Avant que ce chuchotement fut à moitié émis,
Hypérion se redressa, et sur les étoiles
Leva ses paupières recourbées, puis les tint grandes ouvertes
Jusqu’à ce que la voix s’éteignît ; et toujours il les tenait ouvertes :
Et toujours c’étaient les mêmes brillantes et patientes étoiles.
Alors inclinant lentement sa large poitrine,
Tel un plongeur dans les mers riches en perles,
En avant, il se baissa sur le rivage aérien,
Et s’enfonça, sans bruit dans la profonde nuit.

En ce moment, au battement même des larges ailes du Temps
Hypérion glissa par les airs bruissants,
Et Saturne gagna avec Théa la triste place
Où Cybèle et les Titans meurtris se lamentaient.
C’était une caverne dans laquelle aucune lumière ne pouvait
En les éclairant insulter à leurs larmes ; où de leurs propres gémissements
Ils avaient la sensation sans les entendre, car le puissant rugissement
Des tonnantes cascades et des rauques torrents
Précipitait sans relâche une cataracte d’eau, on ne sait où.
Des rocs se projetant pêle-mêle sur des rocs, et des récifs qui semblaient
Chaque instant s’éveiller d’un songe,
Front contre front, dressaient leurs monstrueuses cornes ;
Ainsi, en des milliers de fantaisies démesurées,
Ils formaient un toit qui convenait à ce refuge de vaincus.
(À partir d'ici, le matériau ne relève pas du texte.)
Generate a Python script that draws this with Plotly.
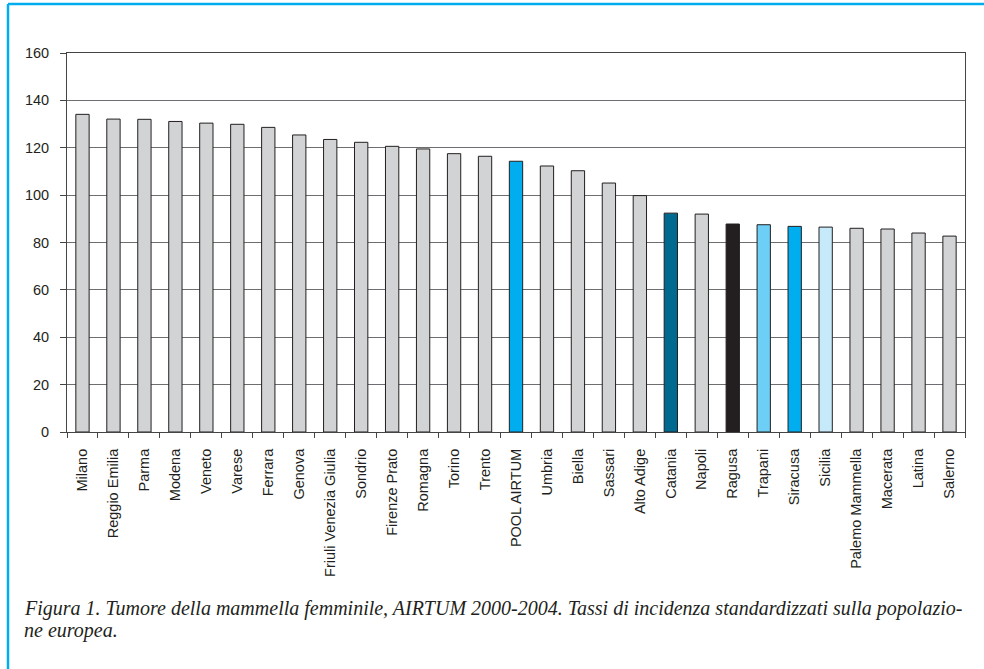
import plotly.graph_objects as go

categories = ["Milano", "Reggio Emilia", "Parma", "Modena", "Veneto", "Varese", "Ferrara",
              "Genova", "Friuli Venezia Giulia", "Sondrio", "Firenze Prato", "Romagna",
              "Torino", "Trento", "POOL AIRTUM", "Umbria", "Biella", "Sassari", "Alto Adige",
              "Catania", "Napoli", "Ragusa", "Trapani", "Siracusa", "Sicilia",
              "Palemo Mammella", "Macerata", "Latina", "Salerno"]
values = [134.1, 132.1, 132.0, 131.1, 130.4, 129.9, 128.6, 125.4, 123.5, 122.3, 120.6,
          119.5, 117.5, 116.4, 114.3, 112.3, 110.3, 105.1, 99.8, 92.4, 92.0, 87.8, 87.5,
          86.8, 86.5, 86.0, 85.7, 84.0, 82.7]
highlight_colors = {"POOL AIRTUM": "#00AEEF", "Catania": "#006990", "Ragusa": "#231F20",
                    "Trapani": "#6DCFF6", "Siracusa": "#00AEEF", "Sicilia": "#C7EAFB"}
default_color = "#D1D3D4"
colors = [highlight_colors.get(c, default_color) for c in categories]

y_ticks = [0, 20, 40, 60, 80, 100, 120, 140, 160]
caption_lines = ["Figura 1. Tumore della mammella femminile, AIRTUM 2000-2004. Tassi di incidenza "
                 "standardizzati sulla popolazio-",
                 "ne europea."]

fig = go.Figure(go.Bar(
    x=categories, y=values,
    marker=dict(color=colors, line=dict(color="#231F20", width=1)),
    width=0.43,
))

fig.update_layout(
    width=984, height=669,
    margin=dict(l=67, r=19, t=53, b=237),
    paper_bgcolor="white", plot_bgcolor="white",
    showlegend=False,
    font=dict(family="Liberation Sans, Arial, sans-serif", size=14.5, color="#231F20"),
    xaxis=dict(
        tickangle=-90, showgrid=False, showline=True, linecolor="#444444", linewidth=1,
        mirror=True, ticks="outside", ticklen=5, tickcolor="#444444", tickson="boundaries",
        tickfont=dict(size=14.5), ticklabelstandoff=10,
    ),
    yaxis=dict(
        range=[0, 160], tickvals=y_ticks, showgrid=True, gridcolor="#6D6E71", gridwidth=1,
        showline=True, linecolor="#444444", linewidth=1, mirror=True,
        ticks="outside", ticklen=6, tickcolor="#444444", zeroline=False,
        tickfont=dict(size=14.5), ticklabelstandoff=8,
    ),
)

# frame in pixel-based paper coordinates
W, H = 984 - 67 - 19, 669 - 53 - 237
def px(x):
    return (x - 67) / W
def py(y):
    return (669 - 237 - y) / H

fig.update_layout(shapes=[
    dict(type="line", xref="paper", yref="paper", x0=px(8), x1=px(990), y0=py(4), y1=py(4),
         line=dict(color="#00AEEF", width=2.5)),
    dict(type="line", xref="paper", yref="paper", x0=px(8), x1=px(8), y0=py(4), y1=py(680),
         line=dict(color="#00AEEF", width=2.5)),
])

for line, yc in zip(caption_lines, [608, 630]):
    fig.add_annotation(
        xref="paper", yref="paper", x=px(22), y=py(yc), xanchor="left", yanchor="middle",
        text=line, showarrow=False, align="left",
        font=dict(family="Liberation Serif, Times New Roman, serif", size=20,
                  color="#231F20", style="italic"),
    )

fig.write_html("out.html")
John Keats, Poèmes et poésies, « Hypérion »,
traduction de Paul Gallimard, Mercure de France, 1910.


John Keats est né à Londres, en 1795. Sa courte vie ne fut pas avare de douleurs diverses. Terrassé par la phtisie, il meurt à 25 ans, à Rome, loin de l’amour idéal duquel il fut exilé, Fanny Brawne, tant par les rigueurs d’une belle-mère que par les affres de la maladie. Keats laisse derrière lui une œuvre mince, mais au moins un chef-d’œuvre : Hypérion, une épopée inachevée. Brillant représentant du second romantisme anglais, avec Shelley et Byron (dont il déplorera la légèreté), Keats trempera sa poésie dans une mélancolie inquiète, empreinte de gravité, avec la conscience aiguë de l’abîme. Hypérion chante l’exil des Titans, vaincus par les Olympiens et figés comme hors du temps dans une éternité de poussière et d’agonie. Un ordre du monde a été abattu ; un autre l’a remplacé. Les Titans, recroquevillés dans leur splendeur immuable, connaissent la mort des immortels et de toute chose déplacée, ce sentiment d’inadéquation de l’être au temps qui l’engloutit. Un mal du siècle si caractéristique des romantismes. La figure solaire d’Hypérion, rêveur éveillé dans la torpeur des Titans, tente bien de sonner la révolte et de les secouer hors de leur exil, en vain. Malgré l’étonnante puissance évocatoire des vers du poète, cette révolte excède sans doute les forces de John Keats. Il meurt dans la quasi-solitude, veillé par Joseph Severn, son dernier et plus dévoué ami. Il choisira son épitaphe : « Here lies one whose name was writ in water » (« Ci-gît Celui dont le nom fut écrit dans l’eau »). Son œuvre eut pourtant de nombreux enfants, et des plus inattendus : on peut citer l’excellente saga de science-fiction, Hypérion de Dan Simmons, surgie littéralement des vers de l’épopée et comme encastrée en elle. Simmons a su saisir la profonde méditation du poète sur le temps et l’incarner dans un space opera qui interroge, lui aussi, la chute et l’avènement des dieux.